Explain the factors influencing short run and long run aggregate supply

Factors affecting the short run aggregate supply includes factor costs, temporary supply shocks, government policies with short-term effects and expectation of price level.

Firstly, at the same price level, a rise in factor cost (such as an increase in oil prices) would make production less profitable. As a result, firms would reduce their output. The short run aggregate supply curve shifts leftwards. Secondly, temporary unfavorable supply shocks are short-term events that adversely affect the aggregate supply. Strikes, bad weather and natural disasters are examples of temporary unfavorable supply shocks. These factors shift the short run aggregate supply curve leftwards for a short period of time only. Thirdly, some government policies have temporary effects on the aggregate output supplied and affect the short run aggregate supply curve. For example, a rise in sales tax would raise production costs. At the same price level, firms have to cut their outputs. Therefore, the short run aggregate supply curve shifts leftwards. Lastly, if the price level is expected to rise, firms would retain their present supply for future sale. The short run aggregate supply curve shifts leftwards. Conversely, if the price level is expected to fall, firms will speed up production and increase their supplies in hopes of earning more by selling their goods at the current higher prices. This shifts the short run aggregate supply curve to the right.

Factors affecting long run aggregate supply include quantity of factors, quality of factors, technology level and production efficiency and government policies with long term effects.

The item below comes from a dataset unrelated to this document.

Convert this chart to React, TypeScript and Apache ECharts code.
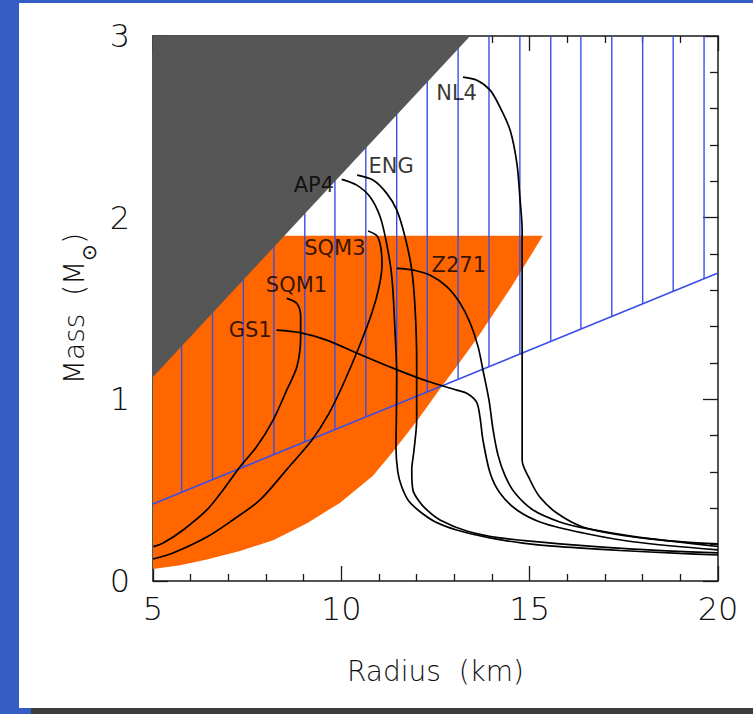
import React, { useEffect, useRef } from "react";
import * as echarts from "echarts";

// ---- data (Radius km, Mass Msun) ----
const causalityRegion = [
  [5, 1.123],
  [13.42, 3],
  [5, 3],
];

const orangeRegion = [
  [5.0, 0.066],
  [5.72, 0.087],
  [6.43, 0.118],
  [7.31, 0.165],
  [8.19, 0.225],
  [9.09, 0.318],
  [9.96, 0.43],
  [10.84, 0.58],
  [11.37, 0.712],
  [12.02, 0.885],
  [12.62, 1.058],
  [13.15, 1.205],
  [13.63, 1.345],
  [14.48, 1.608],
  [15.35, 1.9],
  [5.0, 1.9],
];

const hatchBoundary = [
  [5, 0.424],
  [20, 1.695],
];

const hatchR = [
  5.76, 6.58, 7.4, 8.21, 9.03, 9.83, 10.65, 11.47, 12.28, 13.1, 13.92, 14.74,
  15.56, 16.36, 17.18, 18.0, 18.81, 19.63,
];

const NL4 = [
  [13.23, 2.774], [13.6, 2.757], [13.95, 2.702], [14.21, 2.609], [14.48, 2.482],
  [14.66, 2.3], [14.74, 2.113], [14.8, 1.93], [14.8, 1.38], [14.8, 0.666],
  [15.01, 0.556], [15.27, 0.462], [15.72, 0.374], [16.41, 0.297], [17.32, 0.256],
  [18.19, 0.232], [19.07, 0.215], [20.0, 0.204],
];

const ENG = [
  [10.42, 2.234], [10.84, 2.207], [11.2, 2.135], [11.47, 2.043], [11.69, 1.895],
  [11.87, 1.712], [11.96, 1.491], [12.0, 1.216], [12.0, 0.886], [11.93, 0.721],
  [11.87, 0.611], [11.9, 0.501], [12.04, 0.446], [12.27, 0.391], [12.62, 0.336],
  [13.33, 0.275], [14.21, 0.237], [15.8, 0.204], [17.74, 0.176], [20.0, 0.155],
];

const AP4 = [
  [10.01, 2.211], [10.41, 2.179], [10.76, 2.115], [11.03, 2.005], [11.2, 1.86],
  [11.34, 1.675], [11.42, 1.4], [11.47, 1.124], [11.46, 0.886], [11.45, 0.739],
  [11.5, 0.6], [11.6, 0.52], [11.79, 0.44], [12.1, 0.38], [12.5, 0.325],
  [13.06, 0.281], [13.95, 0.237], [14.82, 0.209], [15.8, 0.189], [17.4, 0.168],
  [18.99, 0.152], [20.0, 0.143],
];

const Z271 = [
  [11.47, 1.721], [11.9, 1.712], [12.35, 1.684], [12.8, 1.62], [13.15, 1.53],
  [13.42, 1.42], [13.63, 1.29], [13.76, 1.161], [13.92, 0.996], [14.03, 0.831],
  [14.16, 0.693], [14.34, 0.583], [14.61, 0.484], [15.09, 0.391], [15.8, 0.325],
  [16.42, 0.292], [17.74, 0.246], [20.0, 0.19],
];

const GS1 = [
  [8.28, 1.381], [8.9, 1.367], [9.61, 1.326], [10.41, 1.255], [11.37, 1.172],
  [12.27, 1.101], [13.06, 1.051], [13.33, 1.033], [13.59, 0.985], [13.68, 0.904],
  [13.76, 0.776], [13.95, 0.594], [14.21, 0.484], [14.66, 0.391], [15.35, 0.319],
  [16.42, 0.264], [17.74, 0.216], [20.0, 0.171],
];

const SQM1 = [
  [5.01, 0.189], [5.27, 0.209], [5.8, 0.281], [6.43, 0.391], [6.86, 0.501],
  [7.31, 0.629], [7.75, 0.739], [8.19, 0.886], [8.55, 1.051], [8.82, 1.179],
  [8.92, 1.345], [8.92, 1.455], [8.82, 1.528], [8.55, 1.556],
];

const SQM3 = [
  [5.0, 0.121], [5.53, 0.154], [6.43, 0.242], [7.12, 0.336], [7.84, 0.446],
  [8.56, 0.616], [9.22, 0.776], [9.65, 0.914], [10.04, 1.079], [10.47, 1.288],
  [10.81, 1.475], [11.0, 1.618], [11.08, 1.739], [11.05, 1.833], [10.95, 1.899],
  [10.71, 1.927],
];

const curves = [
  { name: "NL4", data: NL4 },
  { name: "ENG", data: ENG },
  { name: "AP4", data: AP4 },
  { name: "Z271", data: Z271 },
  { name: "GS1", data: GS1 },
  { name: "SQM1", data: SQM1 },
  { name: "SQM3", data: SQM3 },
];

const curveLabels = [
  { name: "NL4", r: 13.06, m: 2.686 },
  { name: "ENG", r: 11.32, m: 2.284 },
  { name: "AP4", r: 9.27, m: 2.179 },
  { name: "SQM3", r: 9.83, m: 1.833 },
  { name: "Z271", r: 13.12, m: 1.739 },
  { name: "SQM1", r: 8.81, m: 1.629 },
  { name: "GS1", r: 7.58, m: 1.381 },
];

const FONT = "DejaVu Sans";
const WEIGHT = 200;
const INK = "#111";
const BLUE = "#3a4ee6";

function polygonSeries(points: number[][], fill: string, z: number) {
  return {
    type: "custom",
    coordinateSystem: "cartesian2d",
    silent: true,
    z,
    data: [[points[0][0], points[0][1]]],
    renderItem: (_p: any, api: any) => ({
      type: "polygon",
      shape: { points: points.map((pt) => api.coord(pt)), smooth: 0 },
      style: { fill },
    }),
  };
}

function makeXAxis(pos: "bottom" | "top") {
  const main = pos === "bottom";
  return {
    type: "value",
    position: pos,
    min: 5,
    max: 20,
    interval: 5,
    axisLine: { show: true, onZero: false, lineStyle: { color: "#1a1a1a", width: 1.5 } },
    axisTick: { show: true, inside: true, length: 15, lineStyle: { color: "#1a1a1a", width: 1.3 } },
    minorTick: { show: true, splitNumber: 5, length: 7, lineStyle: { color: "#1a1a1a", width: 1.3 } },
    splitLine: { show: false },
    axisLabel: {
      show: main,
      fontSize: 32,
      margin: 12,
      color: INK,
      fontFamily: FONT,
      fontWeight: WEIGHT,
    },
    name: main ? "Radius  (km)" : "",
    nameLocation: "middle",
    nameGap: 76,
    nameTextStyle: { fontSize: 28, color: INK, fontFamily: FONT, fontWeight: WEIGHT },
  };
}

function makeYAxis(pos: "left" | "right") {
  const main = pos === "left";
  return {
    type: "value",
    position: pos,
    min: 0,
    max: 3,
    interval: 1,
    axisLine: { show: true, onZero: false, lineStyle: { color: "#1a1a1a", width: 1.5 } },
    axisTick: { show: true, inside: true, length: 15, lineStyle: { color: "#1a1a1a", width: 1.3 } },
    minorTick: { show: true, splitNumber: 5, length: 8, lineStyle: { color: "#1a1a1a", width: 1.3 } },
    splitLine: { show: false },
    axisLabel: {
      show: main,
      fontSize: 32,
      margin: 23,
      color: INK,
      fontFamily: FONT,
      fontWeight: WEIGHT,
    },
    name: main ? "{m|Mass  (M}{s|⊙}{m|)}" : "",
    nameLocation: "middle",
    nameGap: 48,
    nameTextStyle: {
      color: INK,
      fontFamily: FONT,
      fontSize: 28,
      fontWeight: WEIGHT,
      rich: {
        m: { fontSize: 28, color: INK, fontFamily: FONT, fontWeight: WEIGHT, lineHeight: 38, verticalAlign: "top" },
        s: { fontSize: 20, color: INK, fontFamily: FONT, fontWeight: WEIGHT, verticalAlign: "bottom" },
      },
    },
  };
}

export default function App() {
  const ref = useRef<HTMLDivElement>(null);

  useEffect(() => {
    if (!ref.current) return;
    const chart = echarts.init(ref.current, undefined, { renderer: "svg" });

    const option: any = {
      animation: false,
      backgroundColor: "transparent",
      grid: { left: 153, right: 35, top: 36, bottom: 133, containLabel: false },
      xAxis: [makeXAxis("bottom"), makeXAxis("top")],
      yAxis: [makeYAxis("left"), makeYAxis("right")],
      series: [
        polygonSeries(orangeRegion, "#ff6600", 1),
        {
          type: "custom",
          coordinateSystem: "cartesian2d",
          silent: true,
          z: 2,
          data: hatchR.map((r) => [r, 3]),
          renderItem: (_p: any, api: any) => {
            const r = api.value(0);
            const top = api.value(1);
            const [p0, p1] = hatchBoundary;
            const mb = p0[1] + ((r - p0[0]) * (p1[1] - p0[1])) / (p1[0] - p0[0]);
            const a = api.coord([r, mb]);
            const b = api.coord([r, top]);
            return {
              type: "line",
              shape: { x1: a[0], y1: a[1], x2: b[0], y2: b[1] },
              style: { stroke: BLUE, lineWidth: 1.4 },
            };
          },
        },
        {
          type: "line",
          silent: true,
          z: 2,
          data: hatchBoundary,
          symbol: "none",
          lineStyle: { color: BLUE, width: 1.7 },
        },
        polygonSeries(causalityRegion, "#565656", 3),
        ...curves.map((c) => ({
          type: "line",
          name: c.name,
          silent: true,
          z: 4,
          data: c.data,
          symbol: "none",
          smooth: 0.3,
          lineStyle: { color: "#000", width: 1.7 },
        })),
        {
          type: "scatter",
          silent: true,
          z: 5,
          symbolSize: 1,
          itemStyle: { color: "transparent" },
          data: curveLabels.map((l) => [l.r, l.m, l.name]),
          label: {
            show: true,
            position: "inside",
            formatter: (p: any) => p.value[2],
            fontSize: 21,
            color: "#000",
            fontFamily: FONT,
          },
        },
      ],
    };

    chart.setOption(option);
    return () => chart.dispose();
  }, []);

  return (
    <div
      style={{
        position: "fixed",
        left: 0,
        top: 0,
        width: 753,
        height: 714,
        background: "#345dc6",
        overflow: "hidden",
      }}
    >
      <div
        style={{ position: "absolute", left: 19, top: 3, width: 734, height: 705, background: "#ffffff" }}
      />
      <div
        style={{ position: "absolute", left: 31, top: 708, width: 722, height: 6, background: "#3c3c3c" }}
      />
      <div ref={ref} style={{ position: "absolute", left: 0, top: 0, width: 753, height: 714 }} />
    </div>
  );
}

Firstly, when quantity of factors increases, the full employment real national income rises as more resources can be used in production. The quantity of available factors increases when more deposits of natural resources can be accessed and extracted, the labour force grows net investment in machinery and equipment increases and more entrepreneurs are trained. Secondly, full employment real national income increase when factor quality improves, this is because same amount of factors can produce more. Factor quality improves when soil is fertilized or irrigated; workers are better educated and trained; more advanced machines are installed and professional entrepreneurial skills are cultivated. Thirdly, advancement in technology level and production efficiency shifts the LRAS rightwards. Innovation, technological advancement, growth of international trade and globalization are factors promoting productivity and efficiency. Higher productivity and efficiency imply more output can be produced with the same amount of resources. Lastly, some government policies ban bring a long term increase in employed factors and available factors, an improvement in factor quality and an increase in productivity, These long term government policies can increase full employment output level. Examples of theses policies include admission of quality migrants, providing education subsidies, offering worker retaining services and provision of tax relief to encourage investment etc.